[Work to do] Give the data again exactly as written, skipping any pictures.
-------
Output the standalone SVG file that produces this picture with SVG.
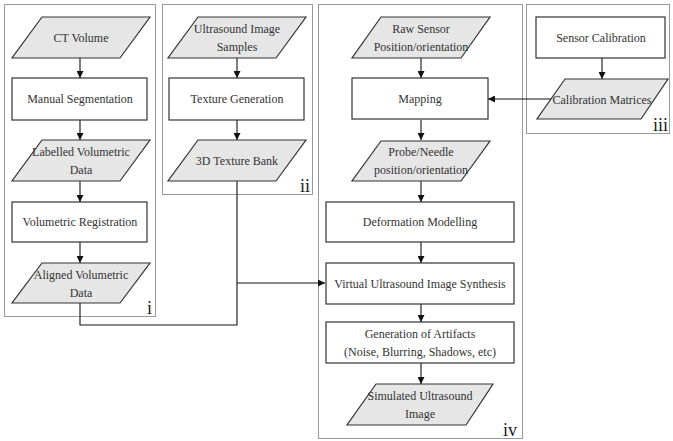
<svg xmlns="http://www.w3.org/2000/svg" width="673" height="441" viewBox="0 0 673 441">
<defs>
<marker id="ah" viewBox="0 0 10 10" refX="10" refY="5" markerWidth="7" markerHeight="7" markerUnits="userSpaceOnUse" orient="auto"><path d="M0,0 L10,5 L0,10 z" fill="#111"/></marker>
<style>
.grp{fill:none;stroke:#333;stroke-width:1;stroke-dasharray:1,1}
.rc{fill:#fff;stroke:#333;stroke-width:1.2}
.pg{fill:#e6e6e6;stroke:#333;stroke-width:1.2}
text{font-family:"Liberation Serif","Times New Roman",serif;font-size:12px;fill:#333;text-anchor:middle}
.lbl{font-size:18px;fill:#222;text-anchor:end}
.cn{fill:none;stroke:#111;stroke-width:1.1}
</style>
</defs>
<rect width="673" height="441" fill="#fff"/>
<g id="groups">
<rect class="grp" x="4.5" y="4.5" width="151" height="312"/>
<text class="lbl" x="152" y="314">i</text>
<rect class="grp" x="162.5" y="4.5" width="150" height="190"/>
<text class="lbl" x="310" y="192">ii</text>
<rect class="grp" x="318.5" y="4.5" width="204" height="434"/>
<text class="lbl" x="517" y="436">iv</text>
<rect class="grp" x="526.5" y="4.5" width="143" height="129"/>
<text class="lbl" x="668" y="131">iii</text>
</g>
<g id="connectors">
<path class="cn" d="M80,58 V78" marker-end="url(#ah)"/>
<path class="cn" d="M80,120 V140" marker-end="url(#ah)"/>
<path class="cn" d="M80,181 V202" marker-end="url(#ah)"/>
<path class="cn" d="M80,242 V263" marker-end="url(#ah)"/>
<path class="cn" d="M237,58 V78" marker-end="url(#ah)"/>
<path class="cn" d="M237,120 V140" marker-end="url(#ah)"/>
<path class="cn" d="M80,303 V325 H237 V181"/>
<path class="cn" d="M237,283 H325" marker-end="url(#ah)"/>
<path class="cn" d="M421,58 V78" marker-end="url(#ah)"/>
<path class="cn" d="M421,120 V140" marker-end="url(#ah)"/>
<path class="cn" d="M421,181 V202" marker-end="url(#ah)"/>
<path class="cn" d="M421,242 V263" marker-end="url(#ah)"/>
<path class="cn" d="M421,304 V322" marker-end="url(#ah)"/>
<path class="cn" d="M421,363 V384" marker-end="url(#ah)"/>
<path class="cn" d="M602,58 V79" marker-end="url(#ah)"/>
<path class="cn" d="M551,99 H488" marker-end="url(#ah)"/>
</g>
<g id="ct-volume"><polygon class="pg" points="42,17 150,17 120,58 12,58"/><text x="81" y="42">CT Volume</text></g>
<g id="manual-segmentation"><rect class="rc" x="12" y="78" width="135" height="42"/><text x="80" y="103">Manual Segmentation</text></g>
<g id="labelled-volumetric-data"><polygon class="pg" points="42,140 150,140 120,181 12,181"/><text x="81" y="156">Labelled Volumetric</text><text x="81" y="174">Data</text></g>
<g id="volumetric-registration"><rect class="rc" x="12" y="202" width="135" height="40"/><text x="80" y="226">Volumetric Registration</text></g>
<g id="aligned-volumetric-data"><polygon class="pg" points="42,263 150,263 120,303 12,303"/><text x="81" y="279">Aligned Volumetric</text><text x="81" y="297">Data</text></g>
<g id="ultrasound-image-samples"><polygon class="pg" points="198,17 306,17 276,58 168,58"/><text x="237" y="33">Ultrasound Image</text><text x="237" y="51">Samples</text></g>
<g id="texture-generation"><rect class="rc" x="169" y="78" width="135" height="42"/><text x="237" y="103">Texture Generation</text></g>
<g id="texture-bank"><polygon class="pg" points="198,140 306,140 276,181 168,181"/><text x="237" y="165">3D Texture Bank</text></g>
<g id="raw-sensor"><polygon class="pg" points="381,17 490,17 461,58 352,58"/><text x="421" y="33">Raw Sensor</text><text x="421" y="51">Position/orientation</text></g>
<g id="mapping"><rect class="rc" x="352" y="78" width="136" height="41"/><text x="420" y="103">Mapping</text></g>
<g id="probe-needle"><polygon class="pg" points="381,141 490,141 461,181 352,181"/><text x="421" y="156">Probe/Needle</text><text x="421" y="174">position/orientation</text></g>
<g id="deformation-modelling"><rect class="rc" x="326" y="202" width="188" height="40"/><text x="420" y="226">Deformation Modelling</text></g>
<g id="virtual-synthesis"><rect class="rc" x="326" y="263" width="188" height="41"/><text x="420" y="288">Virtual Ultrasound Image Synthesis</text></g>
<g id="artifacts"><rect class="rc" x="326" y="322" width="188" height="41"/><text x="420" y="338">Generation of Artifacts</text><text x="420" y="356">(Noise, Blurring, Shadows, etc)</text></g>
<g id="simulated-image"><polygon class="pg" points="376,384 493,384 466,425 347,425"/><text x="420" y="400">Simulated Ultrasound</text><text x="420" y="418">Image</text></g>
<g id="sensor-calibration"><rect class="rc" x="536" y="17" width="129" height="41"/><text x="601" y="42">Sensor Calibration</text></g>
<g id="calibration-matrices"><polygon class="pg" points="565,79 668,79 641,119 537,119"/><text x="602" y="104">Calibration Matrices</text></g>
</svg>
-------
[Completed task]
Output the standalone SVG file that produces this picture with SVG.
<svg xmlns="http://www.w3.org/2000/svg" width="673" height="441" viewBox="0 0 673 441">
<defs>
<marker id="ah" viewBox="0 0 10 10" refX="10" refY="5" markerWidth="7" markerHeight="7" markerUnits="userSpaceOnUse" orient="auto"><path d="M0,0 L10,5 L0,10 z" fill="#111"/></marker>
<style>
.grp{fill:none;stroke:#333;stroke-width:1;stroke-dasharray:1,1}
.rc{fill:#fff;stroke:#333;stroke-width:1.2}
.pg{fill:#e6e6e6;stroke:#333;stroke-width:1.2}
text{font-family:"Liberation Serif","Times New Roman",serif;font-size:12px;fill:#333;text-anchor:middle}
.lbl{font-size:18px;fill:#222;text-anchor:end}
.cn{fill:none;stroke:#111;stroke-width:1.1}
</style>
</defs>
<rect width="673" height="441" fill="#fff"/>
<g id="groups">
<rect class="grp" x="4.5" y="4.5" width="151" height="312"/>
<text class="lbl" x="152" y="314">i</text>
<rect class="grp" x="162.5" y="4.5" width="150" height="190"/>
<text class="lbl" x="310" y="192">ii</text>
<rect class="grp" x="318.5" y="4.5" width="204" height="434"/>
<text class="lbl" x="517" y="436">iv</text>
<rect class="grp" x="526.5" y="4.5" width="143" height="129"/>
<text class="lbl" x="668" y="131">iii</text>
</g>
<g id="connectors">
<path class="cn" d="M80,58 V78" marker-end="url(#ah)"/>
<path class="cn" d="M80,120 V140" marker-end="url(#ah)"/>
<path class="cn" d="M80,181 V202" marker-end="url(#ah)"/>
<path class="cn" d="M80,242 V263" marker-end="url(#ah)"/>
<path class="cn" d="M237,58 V78" marker-end="url(#ah)"/>
<path class="cn" d="M237,120 V140" marker-end="url(#ah)"/>
<path class="cn" d="M80,303 V325 H237 V181"/>
<path class="cn" d="M237,283 H325" marker-end="url(#ah)"/>
<path class="cn" d="M421,58 V78" marker-end="url(#ah)"/>
<path class="cn" d="M421,120 V140" marker-end="url(#ah)"/>
<path class="cn" d="M421,181 V202" marker-end="url(#ah)"/>
<path class="cn" d="M421,242 V263" marker-end="url(#ah)"/>
<path class="cn" d="M421,304 V322" marker-end="url(#ah)"/>
<path class="cn" d="M421,363 V384" marker-end="url(#ah)"/>
<path class="cn" d="M602,58 V79" marker-end="url(#ah)"/>
<path class="cn" d="M551,99 H488" marker-end="url(#ah)"/>
</g>
<g id="ct-volume"><polygon class="pg" points="42,17 150,17 120,58 12,58"/><text x="81" y="42">CT Volume</text></g>
<g id="manual-segmentation"><rect class="rc" x="12" y="78" width="135" height="42"/><text x="80" y="103">Manual Segmentation</text></g>
<g id="labelled-volumetric-data"><polygon class="pg" points="42,140 150,140 120,181 12,181"/><text x="81" y="156">Labelled Volumetric</text><text x="81" y="174">Data</text></g>
<g id="volumetric-registration"><rect class="rc" x="12" y="202" width="135" height="40"/><text x="80" y="226">Volumetric Registration</text></g>
<g id="aligned-volumetric-data"><polygon class="pg" points="42,263 150,263 120,303 12,303"/><text x="81" y="279">Aligned Volumetric</text><text x="81" y="297">Data</text></g>
<g id="ultrasound-image-samples"><polygon class="pg" points="198,17 306,17 276,58 168,58"/><text x="237" y="33">Ultrasound Image</text><text x="237" y="51">Samples</text></g>
<g id="texture-generation"><rect class="rc" x="169" y="78" width="135" height="42"/><text x="237" y="103">Texture Generation</text></g>
<g id="texture-bank"><polygon class="pg" points="198,140 306,140 276,181 168,181"/><text x="237" y="165">3D Texture Bank</text></g>
<g id="raw-sensor"><polygon class="pg" points="381,17 490,17 461,58 352,58"/><text x="421" y="33">Raw Sensor</text><text x="421" y="51">Position/orientation</text></g>
<g id="mapping"><rect class="rc" x="352" y="78" width="136" height="41"/><text x="420" y="103">Mapping</text></g>
<g id="probe-needle"><polygon class="pg" points="381,141 490,141 461,181 352,181"/><text x="421" y="156">Probe/Needle</text><text x="421" y="174">position/orientation</text></g>
<g id="deformation-modelling"><rect class="rc" x="326" y="202" width="188" height="40"/><text x="420" y="226">Deformation Modelling</text></g>
<g id="virtual-synthesis"><rect class="rc" x="326" y="263" width="188" height="41"/><text x="420" y="288">Virtual Ultrasound Image Synthesis</text></g>
<g id="artifacts"><rect class="rc" x="326" y="322" width="188" height="41"/><text x="420" y="338">Generation of Artifacts</text><text x="420" y="356">(Noise, Blurring, Shadows, etc)</text></g>
<g id="simulated-image"><polygon class="pg" points="376,384 493,384 466,425 347,425"/><text x="420" y="400">Simulated Ultrasound</text><text x="420" y="418">Image</text></g>
<g id="sensor-calibration"><rect class="rc" x="536" y="17" width="129" height="41"/><text x="601" y="42">Sensor Calibration</text></g>
<g id="calibration-matrices"><polygon class="pg" points="565,79 668,79 641,119 537,119"/><text x="602" y="104">Calibration Matrices</text></g>
</svg>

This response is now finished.